Implications for the Back Half of 2026
A few observations, for operators planning into Q3 and Q4.
November 10, 2026 is not a soft date. Unlike the Q3 reversion the FFA market is pricing for tanker freight — covered separately in our TD3C analysis — the Section 301 reinstatement date sits on a published basis. Operators with US-bound rotations on Chinese-built or Chinese-operated tonnage should treat it as a date that requires a positioned response, not one that will resolve itself.
Time charter renewals between now and Q4 should price the contingency. The cost of doing so is small compared to the cost of being on the wrong side of fee allocation when reinstatement occurs. Brokers report that Section 301 risk allocation clauses have moved from a negotiating ask to the default starting point. Operators not raising the question are accepting the default risk position by silence.
Newbuild ordering decisions involving Chinese yards now carry a structural hedging premium that did not exist a year ago. The escalation curve through 2028 means that an order placed today for 2027 or 2028 delivery sits inside the most expensive years of the schedule, if reactivated. Yard-side rebate negotiations and fee pass-through clauses have become standard parts of the order package. The orders themselves continue. The terms underneath them do not look like they did in early 2025.
Closing
The suspension is real. The fees are not being collected. The November 10, 2025 announcement did what it announced.
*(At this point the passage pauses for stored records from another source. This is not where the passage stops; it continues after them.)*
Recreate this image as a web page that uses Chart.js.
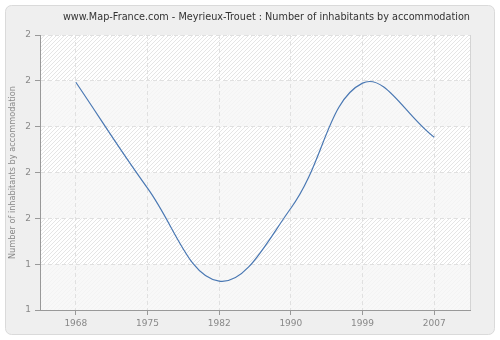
<!DOCTYPE html>
<html>
<head>
<meta charset="utf-8">
<title>Meyrieux-Trouet</title>
<script src="https://cdn.jsdelivr.net/npm/chart.js@4/dist/chart.umd.min.js"></script>
<style>
  html, body { margin: 0; padding: 0; background: #fff; }
  #chart { display: block; }
</style>
</head>
<body>
<canvas id="chart" width="500" height="340"></canvas>
<script>
/* ── data ───────────────────────────── */
const years = ['1968', '1975', '1982', '1990', '1999', '2007'];
const inhabitantsPerHome = [1.797, 1.566, 1.363, 1.522, 1.795, 1.677];
const yMin = 1.3;
const yMax = 1.9;
const yStep = 0.1;

const FONT = "'DejaVu Sans', Verdana, sans-serif";

/* ── hatch pattern for the plot area ── */
function makeHatch() {
  const c = document.createElement('canvas');
  c.width = 4; c.height = 4;
  const g = c.getContext('2d');
  g.fillStyle = '#ffffff';
  g.fillRect(0, 0, 4, 4);
  g.fillStyle = '#e5e5e5';
  for (let i = 0; i < 4; i++) g.fillRect(i, 3 - i, 1, 1);
  return c;
}

const backdrop = {
  id: 'backdrop',
  beforeDraw(chart) {
    const { ctx, chartArea: a, scales } = chart;
    ctx.save();
    // outer panel
    ctx.fillStyle = '#ffffff';
    ctx.fillRect(0, 0, chart.width, chart.height);
    ctx.beginPath();
    ctx.roundRect(5.5, 5.5, chart.width - 11, chart.height - 11, 6);
    ctx.fillStyle = '#efefef';
    ctx.fill();
    ctx.strokeStyle = '#dadada';
    ctx.lineWidth = 1;
    ctx.stroke();

    // plot area: hatched, with every other band flattened
    ctx.fillStyle = ctx.createPattern(makeHatch(), 'repeat');
    ctx.fillRect(a.left, a.top, a.right - a.left, a.bottom - a.top);
    const ticks = scales.y.ticks;
    ctx.fillStyle = 'rgba(246,246,246,0.8)';
    for (let i = 0; i < ticks.length - 1; i += 2) {
      const y1 = scales.y.getPixelForValue(ticks[i].value);
      const y2 = scales.y.getPixelForValue(ticks[i + 1].value);
      ctx.fillRect(a.left, y2, a.right - a.left, y1 - y2);
    }
    // light right edge
    ctx.strokeStyle = '#d4d4d4';
    ctx.beginPath();
    ctx.moveTo(Math.round(a.right) + 0.5, a.top);
    ctx.lineTo(Math.round(a.right) + 0.5, a.bottom);
    ctx.stroke();
    ctx.restore();
  }
};

const gridCommon = {
  color: '#e0e0e0',
  lineWidth: 1,
  tickColor: '#999999',
  tickLength: 5
};

new Chart(document.getElementById('chart'), {
  type: 'line',
  data: {
    labels: years,
    datasets: [{
      label: 'Number of inhabitants by accommodation',
      data: inhabitantsPerHome,
      borderColor: '#4a78b3',
      borderWidth: 1.2,
      pointRadius: 0,
      tension: 0.4,
      fill: false
    }]
  },
  options: {
    responsive: false,
    animation: false,
    devicePixelRatio: 1,
    layout: { padding: { left: 0, right: 30, top: 0, bottom: 0 } },
    plugins: {
      legend: { display: false },
      tooltip: { enabled: false },
      title: {
        display: true,
        text: 'www.Map-France.com - Meyrieux-Trouet : Number of inhabitants by accommodation',
        align: 'end',
        fullSize: false,
        color: '#333333',
        font: { family: FONT, size: 9.7, weight: 'normal', lineHeight: 1.2 },
        padding: { top: 11.2, bottom: 12.2 }
      }
    },
    scales: {
      x: {
        type: 'category',
        offset: true,
        grid: gridCommon,
        border: { display: true, color: '#999999', width: 1, dash: [4, 3] },
        ticks: {
          color: '#888888',
          font: { family: FONT, size: 9 },
          padding: 3,
          maxRotation: 0
        },
        afterFit: (s) => { s.height = 30; }
      },
      y: {
        min: yMin,
        max: yMax,
        grid: gridCommon,
        border: { display: true, color: '#999999', width: 1, dash: [4, 3] },
        ticks: {
          stepSize: yStep,
          color: '#888888',
          font: { family: FONT, size: 9 },
          padding: 4,
          callback: (v) => Math.round(v)
        },
        title: {
          display: true,
          text: 'Number of inhabitants by accommodation',
          color: '#888888',
          font: { family: FONT, size: 8.2 },
          padding: { top: 8, bottom: 0 }
        },
        afterFit: (s) => { s.width = 40; }
      }
    }
  },
  plugins: [backdrop]
});
</script>
</body>
</html>
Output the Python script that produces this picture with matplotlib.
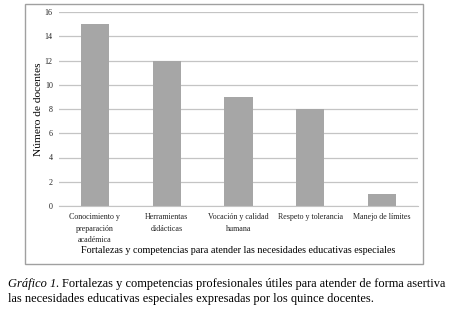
import matplotlib.pyplot as plt
from matplotlib.patches import Rectangle

# Datos del gráfico
categorias = ['Conocimiento y\npreparación\nacadémica', 'Herramientas\ndidácticas',
              'Vocación y calidad\nhumana', 'Respeto y tolerancia', 'Manejo de límites']
docentes = [15, 12, 9, 8, 1]
yticks = [0, 2, 4, 6, 8, 10, 12, 14, 16]

W, H = 453, 310
plt.rcParams['font.family'] = ['Liberation Serif', 'DejaVu Serif']

fig = plt.figure(figsize=(W / 100, H / 100), dpi=100)

# Marco del gráfico
fig.patches.append(Rectangle((25 / W, 1 - 264 / H), 398 / W, 260 / H,
                             transform=fig.transFigure, fill=False,
                             edgecolor='#a0a0a0', linewidth=1.0))

ax = fig.add_axes([59 / W, 1 - 206 / H, 359 / W, 194 / H])
ax.bar(range(len(categorias)), docentes, width=0.39, color='#a6a6a6', zorder=2)
ax.set_xlim(-0.5, len(categorias) - 0.5)
ax.set_ylim(0, 16)
ax.set_yticks(yticks)
ax.grid(axis='y', color='#c4c4c4', linewidth=0.9, zorder=0)
ax.set_xticks(range(len(categorias)))
ax.set_xticklabels(categorias, fontsize=5.8, linespacing=1.6)
ax.tick_params(axis='both', length=0, labelsize=5.8, colors='#222222')
ax.tick_params(axis='y', pad=4.5)
ax.tick_params(axis='x', pad=5)
for s in ['top', 'right', 'left']:
    ax.spines[s].set_visible(False)
ax.spines['bottom'].set_color('#c4c4c4')
ax.set_ylabel('Número de docentes', fontsize=8.2, labelpad=1.5)
ax.set_xlabel('Fortalezas y competencias para atender las necesidades educativas especiales',
              fontsize=7.3, labelpad=1)

# Pie de figura
fs = 8.9
r = fig.canvas.get_renderer()
t1 = fig.text(8 / W, 1 - 287 / H, 'Gráfico 1.', fontsize=fs, style='italic', va='baseline')
x_end = t1.get_window_extent(r).x1
fig.text((x_end + 2.5) / W, 1 - 287 / H,
         'Fortalezas y competencias profesionales útiles para atender de forma asertiva',
         fontsize=fs, va='baseline')
fig.text(8 / W, 1 - 302 / H,
         'las necesidades educativas especiales expresadas por los quince docentes.',
         fontsize=fs, va='baseline')

fig.savefig('out.png', dpi=100)
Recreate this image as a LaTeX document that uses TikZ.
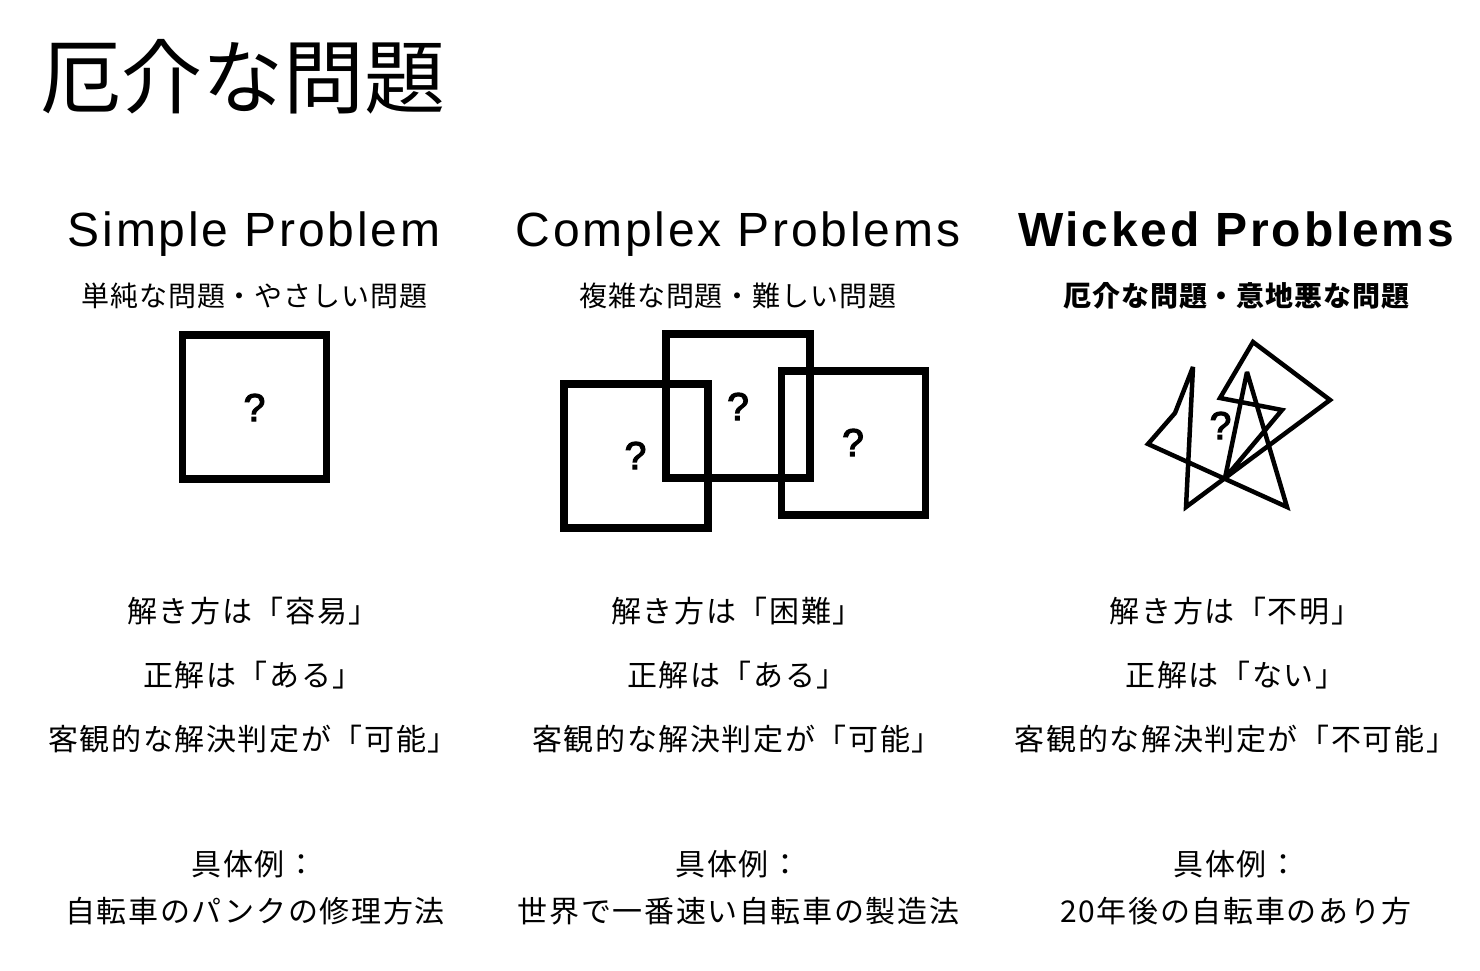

What it did not do is dismantle the regulatory architecture underneath. The finding stands. The schedule is published. The annexes remain in the Federal Register. A future administration — including the one that signed the suspension, after November 2026 — can re-impose the fees on substantially the same legal basis used to impose them originally.
The $3.2 billion figure that anchored the trade press is the headline cost of a clean reinstatement. The harder number to write down is the cost of the uncertainty itself, which is being paid right now in clauses and covenants and revised loan-to-value ratios. The fees were paused. The pricing of the fees was not.